Sunday, August 19, 2007

Zoom and Bloom

Yesterday, I built the surfaces above.
Today, I finished the drawings below (177 in the end).

A quadrant of four might look like this:
Its purpose was to provide an aid to contemplation and meditation. The paintings were designed to enrich the spirit of the individual who looked at them by revealing the essence of a universal, natural order. For this reason, landscape painters avoided bright colors, which were deemed too sensual and transitory. . .

. . . Shunning the use of a single, fixed perspective, opting instead to create multiple viewpoints within the picture. This encouraged the eye to move around the composition, exploring individual highlights, similar to a traveler passing through a country scene.
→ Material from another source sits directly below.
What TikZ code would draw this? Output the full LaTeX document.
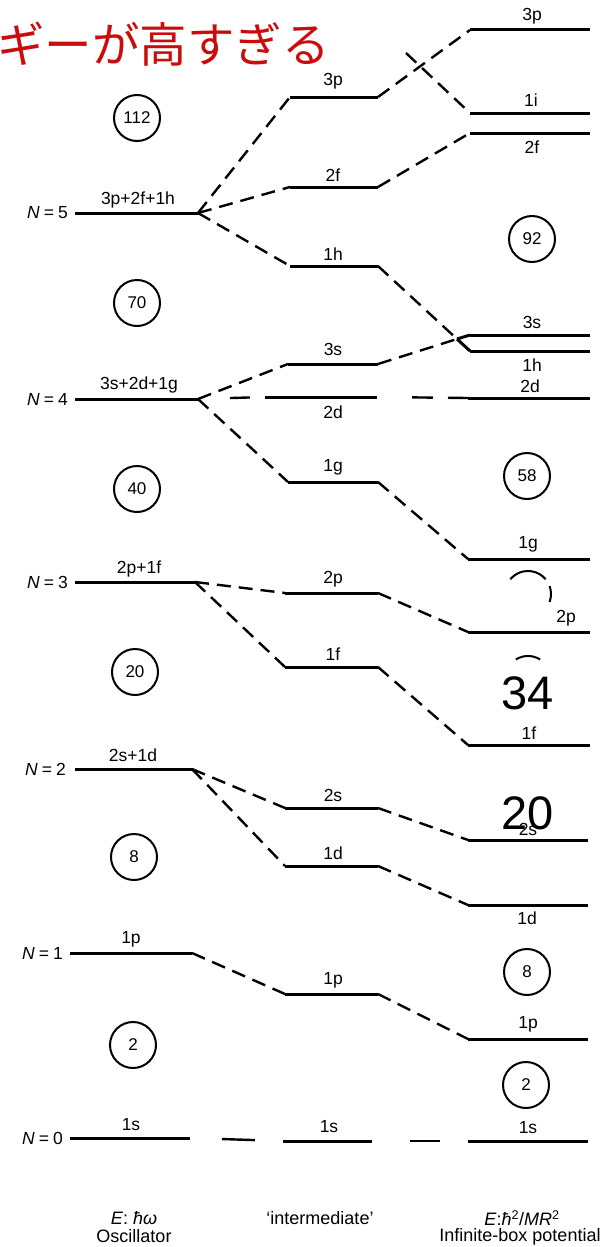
\documentclass[tikz,border=0pt]{standalone}
\usepackage{fontspec}
\setmainfont{Liberation Sans}
\newfontfamily\cjkfont{Noto Sans CJK JP}
\definecolor{jred}{RGB}{204,12,12}
\newcommand\labf{\fontsize{17.5}{19}\selectfont}
\newcommand\numf{\fontsize{17}{19}\selectfont}
\newcommand\botf{\fontsize{18}{20}\selectfont}
\newcommand\bigf{\fontsize{47}{50}\selectfont}
\newcommand\Nlab[1]{\textit{N}\hspace{4pt}=\hspace{4pt}#1}
\newcommand\lev[4]{%
  \coordinate (#1-L) at (#2,#4);
  \coordinate (#1-R) at (#3,#4);
  \draw[lvl] (#1-L) -- (#1-R);}
\tikzset{
  lvl/.style={line width=3pt},
  conn/.style={line width=2.4pt, dash pattern=on 14pt off 8pt},
  lab/.style={font=\labf, inner sep=0pt},
  magic/.style={draw, circle, line width=2pt, minimum size=46pt, inner sep=0pt, font=\numf},
  bot/.style={font=\botf, inner sep=0pt, align=center},
  partc/.style={line width=2pt},
}
\begin{document}
\begin{tikzpicture}[x=1pt,y=-1pt]
\useasboundingbox (0,0) rectangle (606,1247);
% title fragment
\node[anchor=west, inner sep=0pt, text=jred, font=\cjkfont\fontsize{47.5}{50}\selectfont] (title) at (-3,44) {ギーが高すぎる};
% oscillator levels
\lev{o5}{75}{198}{213}
\lev{o4}{75}{198}{399}
\lev{o3}{75}{195}{582}
\lev{o2}{75}{192}{769}
\lev{o1}{70}{192}{953}
\lev{o0}{70}{190}{1138}
% intermediate levels
\lev{m3p}{290}{378}{97}
\lev{m2f}{290}{378}{187}
\lev{m1h}{290}{378}{266}
\lev{m3s}{288}{378}{364}
\lev{m2d}{265}{377}{397}
\lev{m1g}{288}{378}{482}
\lev{m2p}{285}{378}{593}
\lev{m1f}{285}{378}{667}
\lev{m2s}{285}{378}{808}
\lev{m1d}{285}{378}{866}
\lev{m1p}{285}{378}{994}
\lev{m1s}{283}{372}{1141}
% infinite box levels
\lev{b3p}{470}{590}{30}
\lev{b1i}{470}{590}{113}
\lev{b2f}{470}{590}{133}
\lev{b3s}{470}{590}{335}
\lev{b1h}{470}{590}{351}
\lev{b2d}{468}{590}{398}
\lev{b1g}{468}{590}{559}
\lev{b2p}{468}{590}{632}
\lev{b1f}{468}{590}{745}
\lev{b2s}{468}{588}{840}
\lev{b1d}{468}{588}{905}
\lev{b1p}{468}{588}{1039}
\lev{b1s}{468}{588}{1141}
\coordinate (bsh) at (457,339);
\draw[lvl] (bsh) -- (b3s-L);
\draw[lvl] (bsh) -- (b1h-L);
\coordinate (x1i) at (406,53);
% connectors
\draw[conn] (o5-R) -- (m3p-L);
\draw[conn] (o5-R) -- (m2f-L);
\draw[conn] (o5-R) -- (m1h-L);
\draw[conn] (m3p-R) -- (b3p-L);
\draw[conn] (x1i) -- (b1i-L);
\draw[conn] (m2f-R) -- (b2f-L);
\draw[conn] (m1h-R) -- (bsh);
\draw[conn] (m3s-R) -- (bsh);
\draw[conn] (o4-R) -- (m3s-L);
\draw[line width=2.4pt, dash pattern=on 0pt off 32pt on 20pt off 60pt] (o4-R) -- (m2d-L);
\draw[line width=2.4pt, dash pattern=on 0pt off 35pt on 21pt off 15pt on 60pt] (m2d-R) -- (b2d-L);
\draw[conn] (o4-R) -- (m1g-L);
\draw[conn] (m1g-R) -- (b1g-L);
\draw[conn] (o3-R) -- (m2p-L);
\draw[conn] (o3-R) -- (m1f-L);
\draw[conn] (m2p-R) -- (b2p-L);
\draw[conn] (m1f-R) -- (b1f-L);
\draw[conn] (o2-R) -- (m2s-L);
\draw[conn] (o2-R) -- (m1d-L);
\draw[conn] (m2s-R) -- (b2s-L);
\draw[conn] (m1d-R) -- (b1d-L);
\draw[conn] (o1-R) -- (m1p-L);
\draw[conn] (m1p-R) -- (b1p-L);
\draw[line width=2.4pt, dash pattern=on 0pt off 32pt on 33pt off 60pt] (o0-R) -- (m1s-L);
\draw[line width=2.4pt, dash pattern=on 0pt off 38pt on 30pt off 60pt] (m1s-R) -- (b1s-L);
% N labels
\node[lab, anchor=east] (n5) at (68,213) {\Nlab{5}};
\node[lab, anchor=east] (n4) at (68,399) {\Nlab{4}};
\node[lab, anchor=east] (n3) at (68,582) {\Nlab{3}};
\node[lab, anchor=east] (n2) at (66,769) {\Nlab{2}};
\node[lab, anchor=east] (n1) at (63,953) {\Nlab{1}};
\node[lab, anchor=east] (n0) at (63,1138) {\Nlab{0}};
% oscillator shell labels
\node[lab] (lo5) at (138,200) {3p+2f+1h};
\node[lab] (lo4) at (139,385) {3s+2d+1g};
\node[lab] (lo3) at (139,569) {2p+1f};
\node[lab] (lo2) at (133,755) {2s+1d};
\node[lab] (lo1) at (131,939) {1p};
\node[lab] (lo0) at (131,1125) {1s};
% intermediate labels
\node[lab] (lm3p) at (333,81) {3p};
\node[lab] (lm2f) at (333,175) {2f};
\node[lab] (lm1h) at (333,254) {1h};
\node[lab] (lm3s) at (333,349) {3s};
\node[lab] (lm2d) at (333,412) {2d};
\node[lab] (lm1g) at (333,467) {1g};
\node[lab] (lm2p) at (333,579) {2p};
\node[lab] (lm1f) at (333,654) {1f};
\node[lab] (lm2s) at (333,795) {2s};
\node[lab] (lm1d) at (333,853) {1d};
\node[lab] (lm1p) at (333,980) {1p};
\node[lab] (lm1s) at (329,1127) {1s};
% infinite box labels
\node[lab] (lb3p) at (532,16) {3p};
\node[lab] (lb1i) at (531,100) {1i};
\node[lab] (lb2f) at (532,147) {2f};
\node[lab] (lb3s) at (532,322) {3s};
\node[lab] (lb1h) at (532,365) {1h};
\node[lab] (lb2d) at (530,386) {2d};
\node[lab] (lb1g) at (528,544) {1g};
\node[lab] (lb2p) at (566,618) {2p};
\node[lab] (lb1f) at (529,733) {1f};
\node[lab] (lb2s) at (528,829) {2s};
\node[lab] (lb1d) at (527,918) {1d};
\node[lab] (lb1p) at (528,1024) {1p};
\node[lab] (lb1s) at (528,1128) {1s};
% magic numbers
\node[magic] (c112) at (137,118) {112};
\node[magic] (c70) at (137,303) {70};
\node[magic] (c40) at (137,489) {40};
\node[magic] (c20) at (135,672) {20};
\node[magic] (c8) at (134,857) {8};
\node[magic] (c2) at (133,1045) {2};
\node[magic] (d92) at (532,239) {92};
\node[magic] (d58) at (527,476) {58};
\node[magic] (d8) at (527,972) {8};
\node[magic] (d2) at (526,1085) {2};
% partial circles (remnants)
\draw[partc] (528,594) ++(-140:23) arc[start angle=-140, end angle=-40, radius=23];
\draw[partc] (528,594) ++(-20:23) arc[start angle=-20, end angle=20, radius=23];
\draw[partc] (528,679) ++(-122:23) arc[start angle=-122, end angle=-58, radius=23];
% overlaid big numbers
\node[font=\bigf, inner sep=0pt] (t34) at (528,693) {34};
\node[font=\bigf, inner sep=0pt] (t20) at (528,813) {20};
% bottom captions
\node[bot] (cap1) at (134,1218) {\textit{E}: \textit{ħω}};
\node[bot] (cap1b) at (134,1236) {Oscillator};
\node[bot] (cap2) at (320,1218) {‘intermediate’};
\node[bot] (cap3) at (522,1218) {\textit{E}:\textit{ħ}\textsuperscript{2}/\textit{MR}\textsuperscript{2}};
\node[bot] (cap3b) at (520,1237) {Infinite-box potential};
\end{tikzpicture}
\end{document}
The Chinese described this approach to landscape with the term "woyou", which means "wandering while lying down." - David G. Wilkens

Coming soon: My still life with floral arrangement and bird.

9 comments:

Jacques de Beaufort said...

how does one play "uncle wiggily" ?

Steven LaRose said...

Uncle Wiggily is played exactly like Candy Land.

Tracy said...

The panels are bee-yoo-tee-full!!!

Steven LaRose said...

Aren't the panels cool? It is a shame that I have to fill all the brad holes, and lock all that wood into a sandwich of primer.

Linda Sue said...

The first set of four really took my breath away. true story.

Anonymous said...

They are beautiful .. is this for your upcoming show?

E

Tracy said...

It is a shame, I cringe every time I apply the primer to my birch panels. But I clear coat the backs so it's not all covered up.

That second shot of all your drawings all laid out is amazing, but where is the dog?:)

M.A.H. said...

Wow! I love the image of the 177 drawings.

Steven LaRose said...

Steven LaRose said...

Linda - thanks sis.

Eva - These drawings are for a limited edition letterpress book I am doing with the poet Shin Yu Pai. Shin Yu wrote some spot on poems to go with 18 of my ink drawings. Each book will have an original 4" x 4.5" ink drawing "tipped in" to the book.
Interestingly, the exercise profoundly effected what I wanted to put in "the upcoming show".

Tracy- I once did a cluster of about 20 paintings with shellac on the back. They were so warm. But, these new paintings need black on the back. The images already rely too much on wood grain.
My Mom asked the same question: "where is the dog?" She was curled up on the kitchen floor behind the expanding child safety gate. Look how cool the cat is though. Jake just sat in the sun the whole time.